EXERCISE PROMPT:
Keep only the lines from the top of the listing through the one with "from bokeh.resources import INLINE", and reproduce them unaltered.

Start DATASET EXTRACT

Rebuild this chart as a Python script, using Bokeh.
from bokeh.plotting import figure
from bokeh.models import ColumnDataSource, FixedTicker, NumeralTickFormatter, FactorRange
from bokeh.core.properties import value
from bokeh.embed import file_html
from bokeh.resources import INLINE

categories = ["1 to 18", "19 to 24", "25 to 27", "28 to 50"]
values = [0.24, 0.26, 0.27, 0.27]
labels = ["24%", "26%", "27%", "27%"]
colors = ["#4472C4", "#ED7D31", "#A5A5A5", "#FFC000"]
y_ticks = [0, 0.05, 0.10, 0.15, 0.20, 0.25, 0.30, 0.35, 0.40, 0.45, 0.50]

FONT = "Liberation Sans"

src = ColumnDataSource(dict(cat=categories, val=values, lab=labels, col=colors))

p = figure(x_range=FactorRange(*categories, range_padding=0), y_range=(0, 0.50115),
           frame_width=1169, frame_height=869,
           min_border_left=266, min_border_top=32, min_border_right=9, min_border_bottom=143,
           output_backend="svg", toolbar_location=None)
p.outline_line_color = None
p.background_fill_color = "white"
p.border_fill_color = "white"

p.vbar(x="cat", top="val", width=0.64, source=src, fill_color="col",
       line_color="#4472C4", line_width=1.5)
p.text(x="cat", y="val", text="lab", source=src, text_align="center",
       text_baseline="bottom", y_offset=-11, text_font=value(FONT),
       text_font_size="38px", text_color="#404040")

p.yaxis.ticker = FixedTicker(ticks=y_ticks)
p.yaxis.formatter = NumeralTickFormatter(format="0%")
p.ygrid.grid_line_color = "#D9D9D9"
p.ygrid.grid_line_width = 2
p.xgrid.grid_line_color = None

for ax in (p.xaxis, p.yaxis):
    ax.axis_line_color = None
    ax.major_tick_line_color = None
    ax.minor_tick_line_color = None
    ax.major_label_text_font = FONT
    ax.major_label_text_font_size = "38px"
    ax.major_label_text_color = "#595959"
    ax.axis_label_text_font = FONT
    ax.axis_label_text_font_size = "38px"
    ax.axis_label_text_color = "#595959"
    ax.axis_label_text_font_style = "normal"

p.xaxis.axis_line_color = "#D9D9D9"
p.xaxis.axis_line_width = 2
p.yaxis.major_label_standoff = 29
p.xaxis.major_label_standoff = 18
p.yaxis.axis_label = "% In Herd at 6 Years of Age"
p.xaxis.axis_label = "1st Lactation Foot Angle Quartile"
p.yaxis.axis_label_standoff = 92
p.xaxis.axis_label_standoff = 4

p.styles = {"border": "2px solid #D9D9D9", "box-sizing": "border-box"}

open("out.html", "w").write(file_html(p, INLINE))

End DATASET EXTRACT

TASK ANSWER:
Rebuild this chart as a Python script, using Bokeh.
from bokeh.plotting import figure
from bokeh.models import ColumnDataSource, FixedTicker, NumeralTickFormatter, FactorRange
from bokeh.core.properties import value
from bokeh.embed import file_html
from bokeh.resources import INLINE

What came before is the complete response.